• **Brief**
Exactly as written, write out the lines below from the first to the one containing "const labelValue = [-1.87, -1.21, -2.06, -2.21, -2.25];", inclusive. Pictures do not belong in the copy.

• **Collected material**
···
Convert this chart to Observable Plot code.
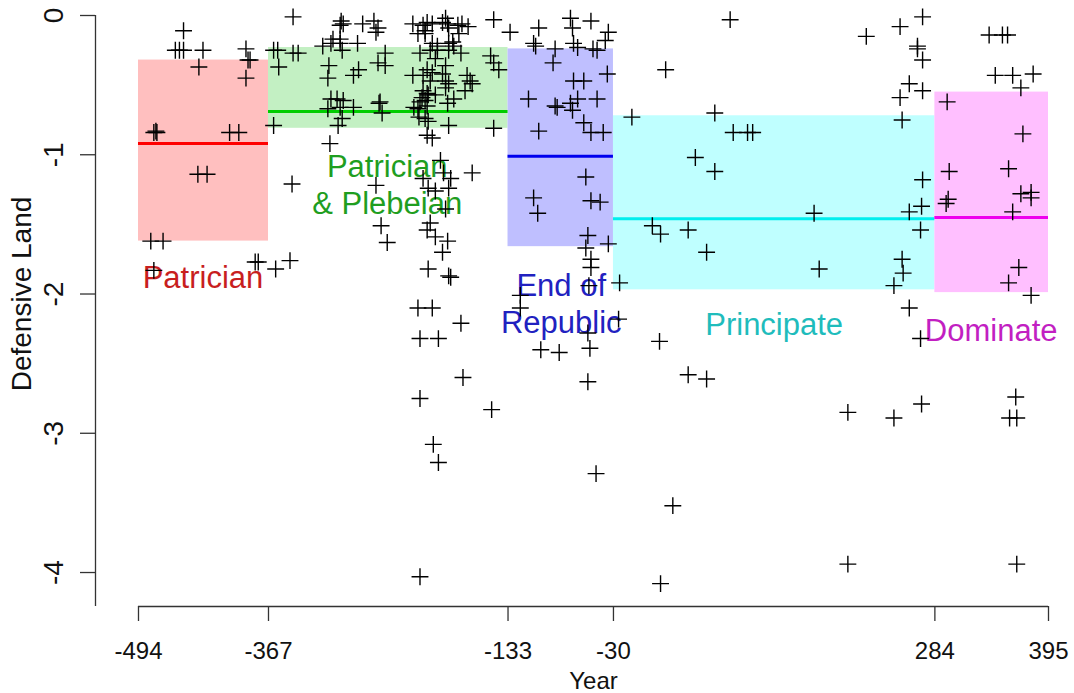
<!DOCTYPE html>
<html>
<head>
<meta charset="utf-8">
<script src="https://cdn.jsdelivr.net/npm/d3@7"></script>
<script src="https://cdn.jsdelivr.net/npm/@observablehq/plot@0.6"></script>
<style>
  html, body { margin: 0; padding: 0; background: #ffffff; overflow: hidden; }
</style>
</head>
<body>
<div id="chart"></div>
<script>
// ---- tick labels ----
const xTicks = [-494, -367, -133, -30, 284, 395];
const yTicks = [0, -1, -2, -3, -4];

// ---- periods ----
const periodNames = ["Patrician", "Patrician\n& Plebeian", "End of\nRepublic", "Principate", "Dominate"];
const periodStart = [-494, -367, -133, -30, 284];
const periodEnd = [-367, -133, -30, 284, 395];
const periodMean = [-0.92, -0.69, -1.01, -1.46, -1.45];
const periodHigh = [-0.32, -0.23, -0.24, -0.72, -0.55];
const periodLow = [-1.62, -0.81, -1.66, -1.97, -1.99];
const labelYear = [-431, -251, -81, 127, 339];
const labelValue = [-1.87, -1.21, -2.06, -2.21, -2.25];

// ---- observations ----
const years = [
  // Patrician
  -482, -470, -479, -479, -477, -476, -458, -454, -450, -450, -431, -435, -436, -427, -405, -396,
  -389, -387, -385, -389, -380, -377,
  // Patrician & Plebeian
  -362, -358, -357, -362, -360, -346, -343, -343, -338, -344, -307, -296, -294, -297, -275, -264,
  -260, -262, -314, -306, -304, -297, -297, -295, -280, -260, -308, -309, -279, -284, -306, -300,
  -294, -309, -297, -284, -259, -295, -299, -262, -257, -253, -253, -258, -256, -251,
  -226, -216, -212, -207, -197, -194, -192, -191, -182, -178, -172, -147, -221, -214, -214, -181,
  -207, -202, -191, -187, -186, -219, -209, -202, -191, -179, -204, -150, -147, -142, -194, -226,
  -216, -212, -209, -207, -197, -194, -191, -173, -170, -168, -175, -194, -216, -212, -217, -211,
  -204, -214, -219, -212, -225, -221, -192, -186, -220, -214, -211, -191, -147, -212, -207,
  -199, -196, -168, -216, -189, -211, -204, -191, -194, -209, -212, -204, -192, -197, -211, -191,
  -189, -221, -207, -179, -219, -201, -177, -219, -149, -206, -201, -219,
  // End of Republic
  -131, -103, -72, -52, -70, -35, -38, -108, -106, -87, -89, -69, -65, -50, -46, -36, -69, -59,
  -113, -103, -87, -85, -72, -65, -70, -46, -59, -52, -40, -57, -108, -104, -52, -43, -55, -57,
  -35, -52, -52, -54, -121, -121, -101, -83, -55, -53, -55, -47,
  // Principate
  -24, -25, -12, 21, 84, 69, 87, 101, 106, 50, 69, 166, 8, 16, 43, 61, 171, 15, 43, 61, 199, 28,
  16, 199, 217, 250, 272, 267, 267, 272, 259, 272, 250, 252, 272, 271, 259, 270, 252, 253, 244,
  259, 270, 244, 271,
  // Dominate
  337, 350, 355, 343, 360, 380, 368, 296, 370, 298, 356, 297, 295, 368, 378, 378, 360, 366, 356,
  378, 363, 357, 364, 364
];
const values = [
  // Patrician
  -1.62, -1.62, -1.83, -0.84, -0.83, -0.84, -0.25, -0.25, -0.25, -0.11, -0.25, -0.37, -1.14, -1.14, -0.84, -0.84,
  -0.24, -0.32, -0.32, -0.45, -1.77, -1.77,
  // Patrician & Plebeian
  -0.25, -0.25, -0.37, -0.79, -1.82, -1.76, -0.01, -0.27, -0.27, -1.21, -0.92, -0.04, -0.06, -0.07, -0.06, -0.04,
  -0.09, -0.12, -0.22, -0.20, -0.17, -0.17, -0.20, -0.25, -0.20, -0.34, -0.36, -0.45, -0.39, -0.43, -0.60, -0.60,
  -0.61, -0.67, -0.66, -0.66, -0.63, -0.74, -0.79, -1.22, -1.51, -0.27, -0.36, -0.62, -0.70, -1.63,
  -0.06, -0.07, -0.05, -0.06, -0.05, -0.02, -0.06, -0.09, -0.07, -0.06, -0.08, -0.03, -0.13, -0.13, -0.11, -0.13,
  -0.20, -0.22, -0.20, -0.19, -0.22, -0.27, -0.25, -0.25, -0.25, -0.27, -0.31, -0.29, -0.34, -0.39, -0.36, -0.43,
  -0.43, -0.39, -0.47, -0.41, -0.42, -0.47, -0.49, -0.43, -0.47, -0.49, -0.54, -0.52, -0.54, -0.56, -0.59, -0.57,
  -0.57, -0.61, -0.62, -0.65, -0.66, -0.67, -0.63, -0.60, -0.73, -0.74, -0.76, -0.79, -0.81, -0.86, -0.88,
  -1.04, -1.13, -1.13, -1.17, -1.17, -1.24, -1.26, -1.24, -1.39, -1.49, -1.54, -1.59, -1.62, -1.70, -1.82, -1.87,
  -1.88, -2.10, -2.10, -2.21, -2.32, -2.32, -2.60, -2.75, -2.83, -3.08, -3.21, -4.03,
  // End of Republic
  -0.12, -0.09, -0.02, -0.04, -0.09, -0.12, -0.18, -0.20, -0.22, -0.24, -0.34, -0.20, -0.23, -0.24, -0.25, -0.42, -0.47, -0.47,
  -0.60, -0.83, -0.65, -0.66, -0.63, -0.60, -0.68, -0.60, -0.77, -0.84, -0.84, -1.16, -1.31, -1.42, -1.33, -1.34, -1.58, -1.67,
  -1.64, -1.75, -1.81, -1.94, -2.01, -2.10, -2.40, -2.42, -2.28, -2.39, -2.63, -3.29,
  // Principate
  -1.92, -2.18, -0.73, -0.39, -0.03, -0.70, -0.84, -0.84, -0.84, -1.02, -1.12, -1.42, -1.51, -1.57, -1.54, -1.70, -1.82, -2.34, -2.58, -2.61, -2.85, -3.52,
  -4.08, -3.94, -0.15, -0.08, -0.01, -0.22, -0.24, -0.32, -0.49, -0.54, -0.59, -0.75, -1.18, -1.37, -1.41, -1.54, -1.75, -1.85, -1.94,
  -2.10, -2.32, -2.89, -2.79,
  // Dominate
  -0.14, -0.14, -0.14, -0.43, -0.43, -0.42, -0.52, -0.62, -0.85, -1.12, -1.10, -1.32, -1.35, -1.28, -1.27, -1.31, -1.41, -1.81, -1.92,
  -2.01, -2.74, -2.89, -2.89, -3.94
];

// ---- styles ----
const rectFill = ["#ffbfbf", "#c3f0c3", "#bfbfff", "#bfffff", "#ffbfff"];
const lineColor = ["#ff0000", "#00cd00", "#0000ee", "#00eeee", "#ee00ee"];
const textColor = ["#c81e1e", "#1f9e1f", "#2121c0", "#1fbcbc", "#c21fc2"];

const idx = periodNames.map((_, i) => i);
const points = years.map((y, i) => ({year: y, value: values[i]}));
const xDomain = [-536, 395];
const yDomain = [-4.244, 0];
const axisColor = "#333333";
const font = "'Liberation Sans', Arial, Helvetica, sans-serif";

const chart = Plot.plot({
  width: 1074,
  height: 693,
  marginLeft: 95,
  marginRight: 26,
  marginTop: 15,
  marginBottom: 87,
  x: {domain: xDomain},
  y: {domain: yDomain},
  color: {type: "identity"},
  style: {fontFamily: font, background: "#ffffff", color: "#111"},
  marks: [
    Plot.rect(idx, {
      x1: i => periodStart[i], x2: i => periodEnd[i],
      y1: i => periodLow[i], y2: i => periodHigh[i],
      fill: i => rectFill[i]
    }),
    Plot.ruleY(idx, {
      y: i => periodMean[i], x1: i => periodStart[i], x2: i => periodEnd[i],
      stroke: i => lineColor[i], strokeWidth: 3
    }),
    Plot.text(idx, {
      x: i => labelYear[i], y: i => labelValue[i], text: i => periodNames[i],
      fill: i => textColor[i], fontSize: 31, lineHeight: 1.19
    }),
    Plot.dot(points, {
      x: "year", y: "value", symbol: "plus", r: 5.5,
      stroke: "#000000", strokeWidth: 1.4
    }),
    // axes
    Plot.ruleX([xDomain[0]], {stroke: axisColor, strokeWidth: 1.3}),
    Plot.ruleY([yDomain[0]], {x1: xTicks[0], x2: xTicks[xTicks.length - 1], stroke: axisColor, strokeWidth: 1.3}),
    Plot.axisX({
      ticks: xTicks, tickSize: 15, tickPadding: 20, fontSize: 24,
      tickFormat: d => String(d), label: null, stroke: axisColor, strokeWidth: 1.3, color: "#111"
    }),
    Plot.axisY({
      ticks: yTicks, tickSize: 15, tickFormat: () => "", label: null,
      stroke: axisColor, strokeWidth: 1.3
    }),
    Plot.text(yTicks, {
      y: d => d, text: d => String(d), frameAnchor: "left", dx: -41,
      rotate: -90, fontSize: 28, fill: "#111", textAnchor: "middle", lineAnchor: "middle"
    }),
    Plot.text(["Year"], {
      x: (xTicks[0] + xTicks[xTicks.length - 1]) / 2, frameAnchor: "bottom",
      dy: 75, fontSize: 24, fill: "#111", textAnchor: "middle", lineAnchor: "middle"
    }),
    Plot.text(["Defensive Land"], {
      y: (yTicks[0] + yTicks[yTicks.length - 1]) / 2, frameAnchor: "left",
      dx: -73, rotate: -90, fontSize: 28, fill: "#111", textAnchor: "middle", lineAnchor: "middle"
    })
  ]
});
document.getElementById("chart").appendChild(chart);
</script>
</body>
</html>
···
• **Exercise result**
Convert this chart to Observable Plot code.
<!DOCTYPE html>
<html>
<head>
<meta charset="utf-8">
<script src="https://cdn.jsdelivr.net/npm/d3@7"></script>
<script src="https://cdn.jsdelivr.net/npm/@observablehq/plot@0.6"></script>
<style>
  html, body { margin: 0; padding: 0; background: #ffffff; overflow: hidden; }
</style>
</head>
<body>
<div id="chart"></div>
<script>
// ---- tick labels ----
const xTicks = [-494, -367, -133, -30, 284, 395];
const yTicks = [0, -1, -2, -3, -4];

// ---- periods ----
const periodNames = ["Patrician", "Patrician\n& Plebeian", "End of\nRepublic", "Principate", "Dominate"];
const periodStart = [-494, -367, -133, -30, 284];
const periodEnd = [-367, -133, -30, 284, 395];
const periodMean = [-0.92, -0.69, -1.01, -1.46, -1.45];
const periodHigh = [-0.32, -0.23, -0.24, -0.72, -0.55];
const periodLow = [-1.62, -0.81, -1.66, -1.97, -1.99];
const labelYear = [-431, -251, -81, 127, 339];
const labelValue = [-1.87, -1.21, -2.06, -2.21, -2.25];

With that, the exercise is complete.